The disputed nature of the government agreement with separatist forces in Cabinda has caused concerns among human rights organizations of more severe human rights abuses in the exclave. These abuses could be stoked by both government attempts to enforce the agreement and infighting within Cabindan separatist factions. Accusations of rights abuses—torture, arbitrary detention, extrajudicial executions, restrictions on freedom of movement, and sexual violence—have been leveled throughout the duration of the conflict.
Eight provinces (about 50 percent of the country) contain areas that were heavily mined, which restricts freedom of movement. At least 80,000 people have lost limbs to mines over the years.
Angolans have the right to own property. However, the government dominates the economy, and the war discouraged the development of a private sector. In December 2005, authorities in Luanda destroyed more than 625 homes in the Cambamba neighborhood and forcefully evicted their inhabitants to make way for a new housing project. According to the U.S. State Department’s 2006 human rights report, the property rights of traditional pastoral communities lack adequate protection.

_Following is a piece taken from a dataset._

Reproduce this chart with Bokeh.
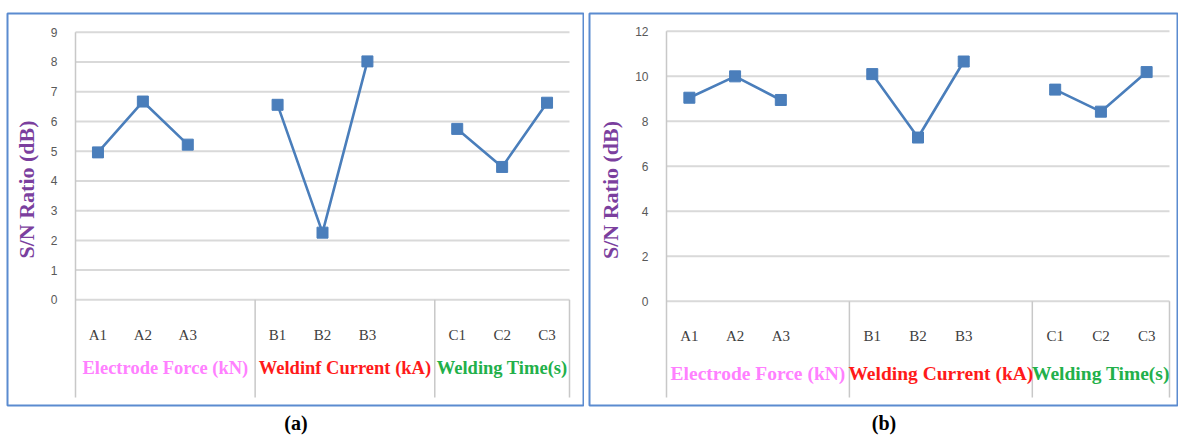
import numpy as np
from bokeh.plotting import figure
from bokeh.layouts import row
from bokeh.models import Range1d, FixedTicker, Label, Title
from bokeh.embed import file_html
from bokeh.resources import INLINE

# ---------------- data ----------------
categories = ["A1", "A2", "A3", "B1", "B2", "B3", "C1", "C2", "C3"]
category_group = [0, 0, 0, 1, 1, 1, 2, 2, 2]
groups_a = ["Electrode Force (kN)", "Weldinf Current (kA)", "Welding Time(s)"]
groups_b = ["Electrode Force (kN)", "Welding Current (kA)", "Welding Time(s)"]
group_colors = ["#ff80ff", "#ff1a1a", "#22b04a"]
values_a = [4.96, 6.67, 5.22, 6.56, 2.26, 8.02, 5.75, 4.47, 6.63]
values_b = [9.05, 10.0, 8.95, 10.1, 7.28, 10.66, 9.41, 8.43, 10.19]
yticks_a = [0, 1, 2, 3, 4, 5, 6, 7, 8, 9]
yticks_b = [0, 2, 4, 6, 8, 10, 12]
y_label = "S/N Ratio (dB)"
captions = ["(a)", "(b)"]

LINE_COLOR = "#4a7ebb"
SERIF = "Liberation Serif"
PAGE_H = 441

# slot positions: each group takes 4 slots (last one 3), gap slot between groups
n_groups = 3
group_sizes = [category_group.count(g) for g in range(n_groups)]
group_start = [sum(s + 1 for s in group_sizes[:g]) for g in range(n_groups)]
n_slots = group_start[-1] + group_sizes[-1]
x_pos = []
for g in range(n_groups):
    for j in range(group_sizes[g]):
        x_pos.append(group_start[g] + j + 0.5)
group_bounds = [(group_start[g], min(group_start[g] + group_sizes[g] + 1, n_slots)) for g in range(n_groups)]


def build(values, groups, yticks, caption, geo):
    fx, fw = geo["fig_x"], geo["fig_w"]
    fl, fr, ft, fb = geo["frame_l"], geo["frame_r"], geo["frame_t"], geo["frame_b"]
    pl, pr, y0px, ytpx = geo["plot_l"], geo["plot_r"], geo["y0"], geo["ytop"]
    ymax = yticks[-1]
    sw = (pr - pl) / n_slots
    ppu = (y0px - ytpx) / ymax
    xr = Range1d(-(pl - fl) / sw, n_slots + (fr - pr) / sw)
    yr = Range1d(-(fb - y0px) / ppu, ymax + (ytpx - ft) / ppu)
    p = figure(width=fw, height=PAGE_H, x_range=xr, y_range=yr,
               output_backend="svg", toolbar_location=None,
               min_border_left=fl - fx, min_border_right=fx + fw - fr,
               min_border_top=ft, min_border_bottom=PAGE_H - fb)
    p.outline_line_color = "#5b8bd0"
    p.outline_line_width = 2
    p.xgrid.visible = False
    p.ygrid.visible = False

    bottom_val = -(geo["lines_b"] - y0px) / ppu
    # horizontal grid lines
    p.segment(x0=[0] * len(yticks), x1=[n_slots] * len(yticks), y0=yticks, y1=yticks,
              line_color="#d9d9d9", line_width=2)
    # vertical lines of category table
    vx = [0] + [b[1] for b in group_bounds]
    vtop = [ymax] + [0] * n_groups
    p.segment(x0=vx, x1=vx, y0=vtop, y1=[bottom_val] * len(vx),
              line_color="#c8c8c8", line_width=1.5)

    # series lines per group
    xs, ys = [], []
    for g in range(n_groups):
        idx = [i for i, cg in enumerate(category_group) if cg == g]
        xs.append([x_pos[i] for i in idx])
        ys.append([values[i] for i in idx])
    p.multi_line(xs=xs, ys=ys, line_color=LINE_COLOR, line_width=2.6)
    p.scatter(x=x_pos, y=values, marker="square", size=11,
              fill_color=LINE_COLOR, line_color=LINE_COLOR)

    # x axis (categories)
    xa = p.xaxis[0]
    xa.fixed_location = 0
    xa.ticker = FixedTicker(ticks=x_pos, minor_ticks=[])
    xa.major_label_overrides = {x: c for x, c in zip(x_pos, categories)}
    xa.axis_line_color = None
    xa.major_tick_line_color = None
    xa.minor_tick_line_color = None
    xa.major_label_standoff = 21
    xa.major_label_text_font = SERIF
    xa.major_label_text_font_size = "15px"
    xa.major_label_text_color = "#404040"

    # y axis
    ya = p.yaxis[0]
    ya.fixed_location = 0
    ya.ticker = FixedTicker(ticks=yticks, minor_ticks=[])
    ya.axis_line_color = None
    ya.major_tick_line_color = None
    ya.minor_tick_line_color = None
    ya.major_label_standoff = 12
    ya.major_label_text_font = "Liberation Sans"
    ya.major_label_text_font_size = "12px"
    ya.major_label_text_color = "#595959"
    lc = (y0px - geo["ylab_c"]) / ppu
    ya.bounds = (2 * lc - ymax, ymax)
    ya.axis_label = y_label
    ya.axis_label_text_font = SERIF
    ya.axis_label_text_font_style = "bold"
    ya.axis_label_text_font_size = "22px"
    ya.axis_label_text_color = "#7b3f9e"
    ya.axis_label_standoff = 9

    # group labels
    gy = -(geo["glab_y"] - y0px) / ppu
    for g in range(n_groups):
        cx = (group_bounds[g][0] + group_bounds[g][1]) / 2
        p.add_layout(Label(x=cx, y=gy, text=groups[g], text_align="center",
                           text_baseline="middle", text_font=SERIF,
                           text_font_style="bold", text_font_size=geo["glab_size"],
                           text_color=group_colors[g]))
    # caption below the panel
    p.add_layout(Title(text=caption, align="center", standoff=8,
                       offset=geo["cap_off"],
                       text_font=SERIF, text_font_style="bold",
                       text_font_size="20px", text_color="black"), "below")
    return p


geo_a = dict(fig_x=0, fig_w=584, frame_l=7, frame_r=584, frame_t=13, frame_b=410,
             plot_l=75, plot_r=569, y0=303, ytop=32, lines_b=402, ylab_c=191, glab_y=372,
             glab_size="18.5px", cap_off=0)
geo_b = dict(fig_x=584, fig_w=594, frame_l=589, frame_r=1178, frame_t=10, frame_b=405,
             plot_l=666, plot_r=1169, y0=300, ytop=28, lines_b=397, ylab_c=188, glab_y=373,
             glab_size="19.5px", cap_off=-9)

pa = build(values_a, groups_a, yticks_a, captions[0], geo_a)
pb = build(values_b, groups_b, yticks_b, captions[1], geo_b)
layout = row(pa, pb)

open("out.html", "w").write(file_html(layout, INLINE))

Women occupy cabinet positions and National Assembly seats. Nevertheless, despite legal protections, de facto discrimination against women remains strong, particularly in rural areas. Violence against women is widespread; spousal abuse is common. Women are often the victims of land mines as they forage for food and firewood. Child labor is a major problem, and there were reports of trafficking in women and children for purposes of prostitution or forced labor. A recent study by the state’s National Children's Institute and UNICEF found “a significant and growing” trend in the abuse and abandonment of children accused of witchcraft after the death of a family member (usually from HIV/AIDS).